Start DATA EXCERPTS

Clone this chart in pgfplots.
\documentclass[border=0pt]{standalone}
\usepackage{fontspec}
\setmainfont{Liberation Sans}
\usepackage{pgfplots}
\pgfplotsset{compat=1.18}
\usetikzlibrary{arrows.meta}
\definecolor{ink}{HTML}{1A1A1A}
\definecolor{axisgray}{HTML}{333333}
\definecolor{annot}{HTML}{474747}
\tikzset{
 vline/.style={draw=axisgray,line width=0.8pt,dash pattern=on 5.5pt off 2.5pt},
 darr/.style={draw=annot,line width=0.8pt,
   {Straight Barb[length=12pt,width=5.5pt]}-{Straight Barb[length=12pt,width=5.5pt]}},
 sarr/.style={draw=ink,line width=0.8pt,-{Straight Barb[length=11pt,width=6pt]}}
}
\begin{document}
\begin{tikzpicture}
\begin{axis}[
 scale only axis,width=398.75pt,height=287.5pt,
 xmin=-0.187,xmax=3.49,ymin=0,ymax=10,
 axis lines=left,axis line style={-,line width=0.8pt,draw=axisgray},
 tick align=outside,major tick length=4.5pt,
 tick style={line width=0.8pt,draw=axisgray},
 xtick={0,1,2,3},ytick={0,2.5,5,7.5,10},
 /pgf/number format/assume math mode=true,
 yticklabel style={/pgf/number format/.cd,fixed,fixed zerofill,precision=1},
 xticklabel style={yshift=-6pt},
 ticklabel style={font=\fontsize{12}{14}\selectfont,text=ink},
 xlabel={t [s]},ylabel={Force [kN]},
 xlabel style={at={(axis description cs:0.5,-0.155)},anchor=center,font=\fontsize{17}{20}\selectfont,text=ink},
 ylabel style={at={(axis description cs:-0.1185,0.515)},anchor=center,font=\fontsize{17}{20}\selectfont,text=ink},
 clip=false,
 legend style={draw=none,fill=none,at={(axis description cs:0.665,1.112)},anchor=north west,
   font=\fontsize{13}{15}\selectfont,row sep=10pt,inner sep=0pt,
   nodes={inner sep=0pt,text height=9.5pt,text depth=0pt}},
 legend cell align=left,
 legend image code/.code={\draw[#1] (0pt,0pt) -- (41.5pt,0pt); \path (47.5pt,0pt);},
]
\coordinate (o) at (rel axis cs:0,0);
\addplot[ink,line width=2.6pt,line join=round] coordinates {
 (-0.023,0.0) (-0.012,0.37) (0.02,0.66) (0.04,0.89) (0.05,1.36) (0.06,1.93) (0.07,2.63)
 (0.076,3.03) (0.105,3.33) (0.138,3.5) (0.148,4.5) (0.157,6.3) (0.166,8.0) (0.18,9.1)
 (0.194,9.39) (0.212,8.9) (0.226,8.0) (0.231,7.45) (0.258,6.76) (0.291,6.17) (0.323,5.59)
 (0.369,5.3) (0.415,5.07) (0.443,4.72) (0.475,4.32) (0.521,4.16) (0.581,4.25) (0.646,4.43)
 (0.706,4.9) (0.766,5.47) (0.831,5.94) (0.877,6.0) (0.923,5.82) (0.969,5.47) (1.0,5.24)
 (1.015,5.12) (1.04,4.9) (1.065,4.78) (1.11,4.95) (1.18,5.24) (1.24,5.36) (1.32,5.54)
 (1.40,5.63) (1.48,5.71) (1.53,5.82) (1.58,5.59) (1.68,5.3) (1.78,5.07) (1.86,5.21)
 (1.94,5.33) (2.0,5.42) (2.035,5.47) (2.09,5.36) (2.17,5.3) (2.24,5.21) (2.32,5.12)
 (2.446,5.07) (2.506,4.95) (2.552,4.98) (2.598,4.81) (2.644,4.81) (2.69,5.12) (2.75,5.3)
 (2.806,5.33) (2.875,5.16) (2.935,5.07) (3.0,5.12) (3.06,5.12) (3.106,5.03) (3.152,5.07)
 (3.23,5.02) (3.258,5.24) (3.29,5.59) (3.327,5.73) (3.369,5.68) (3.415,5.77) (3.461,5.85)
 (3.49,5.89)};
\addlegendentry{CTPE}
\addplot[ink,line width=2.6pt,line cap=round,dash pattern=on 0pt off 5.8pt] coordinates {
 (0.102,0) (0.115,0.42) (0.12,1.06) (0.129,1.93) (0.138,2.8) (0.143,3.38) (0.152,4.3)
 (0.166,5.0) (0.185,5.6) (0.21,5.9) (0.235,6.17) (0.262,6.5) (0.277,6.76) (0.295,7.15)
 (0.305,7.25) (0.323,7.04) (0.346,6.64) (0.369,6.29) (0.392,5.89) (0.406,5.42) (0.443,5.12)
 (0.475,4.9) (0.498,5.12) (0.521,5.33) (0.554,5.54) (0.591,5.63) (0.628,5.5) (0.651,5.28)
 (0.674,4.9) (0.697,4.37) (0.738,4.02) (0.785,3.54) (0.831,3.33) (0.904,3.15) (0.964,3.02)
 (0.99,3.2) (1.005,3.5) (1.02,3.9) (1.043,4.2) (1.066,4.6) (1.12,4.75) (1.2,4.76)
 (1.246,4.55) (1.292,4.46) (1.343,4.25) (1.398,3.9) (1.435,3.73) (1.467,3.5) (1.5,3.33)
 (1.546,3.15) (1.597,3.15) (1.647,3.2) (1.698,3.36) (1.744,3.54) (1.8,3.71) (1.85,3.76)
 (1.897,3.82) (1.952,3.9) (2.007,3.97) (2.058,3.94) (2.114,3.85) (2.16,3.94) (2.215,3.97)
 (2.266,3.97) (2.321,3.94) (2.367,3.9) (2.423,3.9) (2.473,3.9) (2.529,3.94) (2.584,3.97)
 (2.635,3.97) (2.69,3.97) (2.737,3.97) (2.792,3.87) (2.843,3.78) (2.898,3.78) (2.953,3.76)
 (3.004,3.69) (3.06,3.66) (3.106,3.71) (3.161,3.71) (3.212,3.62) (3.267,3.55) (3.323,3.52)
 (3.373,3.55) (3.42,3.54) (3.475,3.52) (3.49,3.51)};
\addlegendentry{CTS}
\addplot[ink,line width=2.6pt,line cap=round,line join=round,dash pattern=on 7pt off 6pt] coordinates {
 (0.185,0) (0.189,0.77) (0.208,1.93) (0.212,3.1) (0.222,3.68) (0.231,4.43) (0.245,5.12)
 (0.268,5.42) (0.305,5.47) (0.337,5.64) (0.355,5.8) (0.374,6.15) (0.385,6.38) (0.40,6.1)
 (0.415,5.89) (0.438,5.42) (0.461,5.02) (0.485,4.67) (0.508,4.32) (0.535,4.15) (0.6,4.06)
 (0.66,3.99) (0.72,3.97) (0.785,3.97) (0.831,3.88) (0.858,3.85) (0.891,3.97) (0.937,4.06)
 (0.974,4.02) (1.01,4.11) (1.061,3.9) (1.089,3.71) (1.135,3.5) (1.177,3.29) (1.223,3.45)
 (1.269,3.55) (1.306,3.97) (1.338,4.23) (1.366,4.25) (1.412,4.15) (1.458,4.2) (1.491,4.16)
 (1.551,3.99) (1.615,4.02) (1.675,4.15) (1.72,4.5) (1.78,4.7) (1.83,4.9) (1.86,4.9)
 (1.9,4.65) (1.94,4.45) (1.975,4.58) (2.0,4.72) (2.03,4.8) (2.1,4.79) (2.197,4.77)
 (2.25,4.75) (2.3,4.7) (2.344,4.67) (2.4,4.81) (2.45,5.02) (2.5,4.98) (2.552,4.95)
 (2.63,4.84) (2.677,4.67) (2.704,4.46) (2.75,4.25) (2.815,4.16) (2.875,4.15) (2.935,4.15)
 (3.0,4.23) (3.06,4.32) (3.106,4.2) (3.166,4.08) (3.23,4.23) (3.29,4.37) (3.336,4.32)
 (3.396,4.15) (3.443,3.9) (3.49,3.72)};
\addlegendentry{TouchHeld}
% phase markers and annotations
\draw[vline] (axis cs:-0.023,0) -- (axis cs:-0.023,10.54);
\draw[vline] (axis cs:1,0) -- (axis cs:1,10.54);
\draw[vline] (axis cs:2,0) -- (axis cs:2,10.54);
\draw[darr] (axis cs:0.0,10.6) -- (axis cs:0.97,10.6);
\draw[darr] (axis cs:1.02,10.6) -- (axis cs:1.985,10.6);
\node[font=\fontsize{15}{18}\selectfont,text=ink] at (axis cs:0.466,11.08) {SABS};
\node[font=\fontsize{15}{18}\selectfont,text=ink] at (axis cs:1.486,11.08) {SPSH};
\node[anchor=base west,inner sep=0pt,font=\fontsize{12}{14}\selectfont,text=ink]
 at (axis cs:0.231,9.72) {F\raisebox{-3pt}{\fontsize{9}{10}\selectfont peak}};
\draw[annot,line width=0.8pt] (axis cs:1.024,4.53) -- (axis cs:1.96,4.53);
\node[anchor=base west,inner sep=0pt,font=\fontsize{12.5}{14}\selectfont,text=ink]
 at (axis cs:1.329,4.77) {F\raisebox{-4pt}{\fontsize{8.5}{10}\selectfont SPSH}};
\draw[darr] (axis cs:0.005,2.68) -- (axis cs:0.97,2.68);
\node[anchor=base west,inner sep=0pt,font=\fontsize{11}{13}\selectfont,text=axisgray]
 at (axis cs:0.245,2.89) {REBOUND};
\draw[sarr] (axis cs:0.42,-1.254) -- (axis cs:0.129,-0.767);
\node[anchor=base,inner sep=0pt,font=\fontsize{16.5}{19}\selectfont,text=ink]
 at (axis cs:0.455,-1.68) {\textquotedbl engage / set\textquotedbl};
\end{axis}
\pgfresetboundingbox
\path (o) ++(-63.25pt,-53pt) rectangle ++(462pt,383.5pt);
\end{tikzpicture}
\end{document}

End DATA EXCERPTS
Start DATA EXCERPTS

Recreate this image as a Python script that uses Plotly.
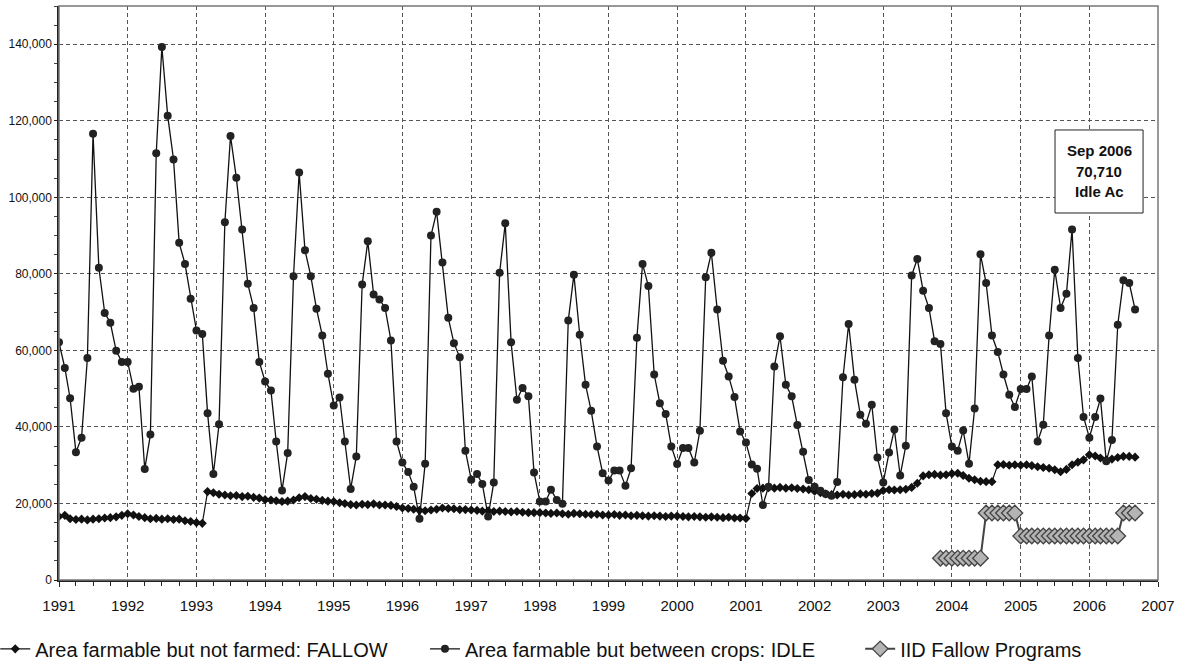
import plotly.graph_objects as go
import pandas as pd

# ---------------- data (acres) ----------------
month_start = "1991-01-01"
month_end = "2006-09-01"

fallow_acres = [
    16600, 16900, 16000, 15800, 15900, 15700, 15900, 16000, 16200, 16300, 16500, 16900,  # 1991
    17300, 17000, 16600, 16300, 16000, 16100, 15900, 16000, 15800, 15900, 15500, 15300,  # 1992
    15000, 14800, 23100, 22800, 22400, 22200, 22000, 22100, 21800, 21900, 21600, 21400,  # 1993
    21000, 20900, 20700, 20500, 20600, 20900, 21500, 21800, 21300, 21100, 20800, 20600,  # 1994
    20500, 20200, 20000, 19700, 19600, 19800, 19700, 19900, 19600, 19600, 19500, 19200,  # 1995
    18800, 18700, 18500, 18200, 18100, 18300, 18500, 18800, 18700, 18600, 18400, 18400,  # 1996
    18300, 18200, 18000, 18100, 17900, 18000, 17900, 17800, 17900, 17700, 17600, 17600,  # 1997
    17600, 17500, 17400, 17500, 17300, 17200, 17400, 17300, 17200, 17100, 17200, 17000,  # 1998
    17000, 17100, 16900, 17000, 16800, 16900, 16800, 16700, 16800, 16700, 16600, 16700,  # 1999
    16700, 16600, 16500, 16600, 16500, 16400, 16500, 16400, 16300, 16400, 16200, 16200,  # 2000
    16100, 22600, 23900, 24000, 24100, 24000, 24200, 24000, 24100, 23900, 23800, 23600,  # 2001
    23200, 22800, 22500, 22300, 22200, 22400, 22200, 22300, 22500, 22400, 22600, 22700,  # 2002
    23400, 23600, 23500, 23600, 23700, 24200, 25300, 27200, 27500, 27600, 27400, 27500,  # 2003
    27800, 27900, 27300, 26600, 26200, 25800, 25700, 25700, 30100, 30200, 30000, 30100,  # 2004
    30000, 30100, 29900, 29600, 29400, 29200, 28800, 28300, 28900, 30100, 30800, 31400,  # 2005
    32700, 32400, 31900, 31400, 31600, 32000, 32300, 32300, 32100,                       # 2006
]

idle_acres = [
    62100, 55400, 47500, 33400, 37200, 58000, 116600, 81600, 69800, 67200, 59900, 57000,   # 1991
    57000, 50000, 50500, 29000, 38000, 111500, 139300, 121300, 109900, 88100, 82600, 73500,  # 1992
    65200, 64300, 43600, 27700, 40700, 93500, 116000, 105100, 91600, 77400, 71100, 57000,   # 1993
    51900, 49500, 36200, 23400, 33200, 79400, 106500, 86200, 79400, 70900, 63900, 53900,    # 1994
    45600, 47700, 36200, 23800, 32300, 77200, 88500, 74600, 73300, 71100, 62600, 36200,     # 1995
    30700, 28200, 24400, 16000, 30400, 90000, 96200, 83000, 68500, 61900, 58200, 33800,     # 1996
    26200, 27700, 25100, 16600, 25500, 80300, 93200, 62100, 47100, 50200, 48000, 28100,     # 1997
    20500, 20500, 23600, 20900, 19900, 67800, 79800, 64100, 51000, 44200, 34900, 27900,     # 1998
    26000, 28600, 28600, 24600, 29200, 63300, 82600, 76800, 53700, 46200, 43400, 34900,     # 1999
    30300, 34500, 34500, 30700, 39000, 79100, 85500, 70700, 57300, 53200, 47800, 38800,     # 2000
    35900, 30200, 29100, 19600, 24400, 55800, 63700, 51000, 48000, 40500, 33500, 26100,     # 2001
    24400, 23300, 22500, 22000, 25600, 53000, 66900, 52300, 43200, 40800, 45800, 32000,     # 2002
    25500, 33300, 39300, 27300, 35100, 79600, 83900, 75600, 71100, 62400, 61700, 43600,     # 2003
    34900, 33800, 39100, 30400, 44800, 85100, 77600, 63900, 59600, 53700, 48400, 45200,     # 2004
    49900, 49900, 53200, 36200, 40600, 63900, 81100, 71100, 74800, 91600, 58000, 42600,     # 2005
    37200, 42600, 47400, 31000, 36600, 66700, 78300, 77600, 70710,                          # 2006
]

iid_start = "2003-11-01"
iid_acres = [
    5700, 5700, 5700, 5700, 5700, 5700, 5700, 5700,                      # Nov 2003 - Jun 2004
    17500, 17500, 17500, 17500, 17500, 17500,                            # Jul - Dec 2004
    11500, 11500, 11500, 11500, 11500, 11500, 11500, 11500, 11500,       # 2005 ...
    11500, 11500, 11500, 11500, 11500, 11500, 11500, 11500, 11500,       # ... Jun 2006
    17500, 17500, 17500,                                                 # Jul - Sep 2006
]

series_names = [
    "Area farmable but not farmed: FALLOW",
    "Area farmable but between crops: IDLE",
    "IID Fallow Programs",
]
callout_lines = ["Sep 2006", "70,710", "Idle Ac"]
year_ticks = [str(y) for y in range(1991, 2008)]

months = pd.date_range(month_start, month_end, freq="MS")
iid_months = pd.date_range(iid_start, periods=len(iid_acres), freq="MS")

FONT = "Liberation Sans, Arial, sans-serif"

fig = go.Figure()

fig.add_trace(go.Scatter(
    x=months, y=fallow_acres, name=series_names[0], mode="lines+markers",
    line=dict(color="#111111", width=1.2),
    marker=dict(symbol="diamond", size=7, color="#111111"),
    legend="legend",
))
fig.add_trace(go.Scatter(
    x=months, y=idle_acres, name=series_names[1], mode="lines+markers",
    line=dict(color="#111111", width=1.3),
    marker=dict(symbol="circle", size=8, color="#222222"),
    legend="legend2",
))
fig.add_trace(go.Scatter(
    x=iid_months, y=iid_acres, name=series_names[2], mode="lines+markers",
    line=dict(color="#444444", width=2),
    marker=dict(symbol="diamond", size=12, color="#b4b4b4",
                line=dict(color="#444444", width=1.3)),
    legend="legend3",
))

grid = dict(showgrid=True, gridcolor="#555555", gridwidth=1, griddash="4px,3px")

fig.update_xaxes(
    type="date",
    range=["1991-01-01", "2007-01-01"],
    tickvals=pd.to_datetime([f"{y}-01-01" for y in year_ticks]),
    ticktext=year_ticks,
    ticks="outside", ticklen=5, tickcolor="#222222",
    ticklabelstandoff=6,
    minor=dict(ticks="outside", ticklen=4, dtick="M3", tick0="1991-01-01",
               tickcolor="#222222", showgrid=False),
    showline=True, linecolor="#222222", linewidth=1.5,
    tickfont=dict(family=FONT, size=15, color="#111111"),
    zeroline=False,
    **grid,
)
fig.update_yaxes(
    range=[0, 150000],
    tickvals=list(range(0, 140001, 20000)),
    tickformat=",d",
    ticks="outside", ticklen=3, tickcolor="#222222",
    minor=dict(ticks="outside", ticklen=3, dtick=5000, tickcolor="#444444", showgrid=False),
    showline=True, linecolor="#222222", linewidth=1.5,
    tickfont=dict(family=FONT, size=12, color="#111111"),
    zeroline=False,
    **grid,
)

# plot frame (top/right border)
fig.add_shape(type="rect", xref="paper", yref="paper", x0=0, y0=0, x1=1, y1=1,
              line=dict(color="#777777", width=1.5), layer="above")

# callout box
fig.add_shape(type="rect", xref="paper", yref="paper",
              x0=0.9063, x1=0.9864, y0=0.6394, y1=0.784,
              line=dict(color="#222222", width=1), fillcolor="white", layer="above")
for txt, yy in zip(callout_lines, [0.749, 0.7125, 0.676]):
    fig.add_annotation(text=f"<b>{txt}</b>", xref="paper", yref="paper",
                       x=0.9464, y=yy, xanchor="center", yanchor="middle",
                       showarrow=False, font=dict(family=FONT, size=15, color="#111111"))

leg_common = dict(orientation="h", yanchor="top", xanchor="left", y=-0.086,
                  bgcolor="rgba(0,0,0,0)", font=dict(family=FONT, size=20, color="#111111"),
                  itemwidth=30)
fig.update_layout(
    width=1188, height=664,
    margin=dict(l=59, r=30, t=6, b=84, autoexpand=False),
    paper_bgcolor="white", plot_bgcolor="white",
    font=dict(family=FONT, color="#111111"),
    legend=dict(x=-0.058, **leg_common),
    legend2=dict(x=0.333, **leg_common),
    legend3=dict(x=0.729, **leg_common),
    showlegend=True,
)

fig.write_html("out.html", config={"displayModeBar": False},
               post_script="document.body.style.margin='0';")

End DATA EXCERPTS

Read through the entries and copy each line in which "image" appears.

__EXERCISE RESPONSE__.
 legend image code/.code={\draw[#1] (0pt,0pt) -- (41.5pt,0pt); \path (47.5pt,0pt);},
Recreate this image as a Python script that uses Plotly.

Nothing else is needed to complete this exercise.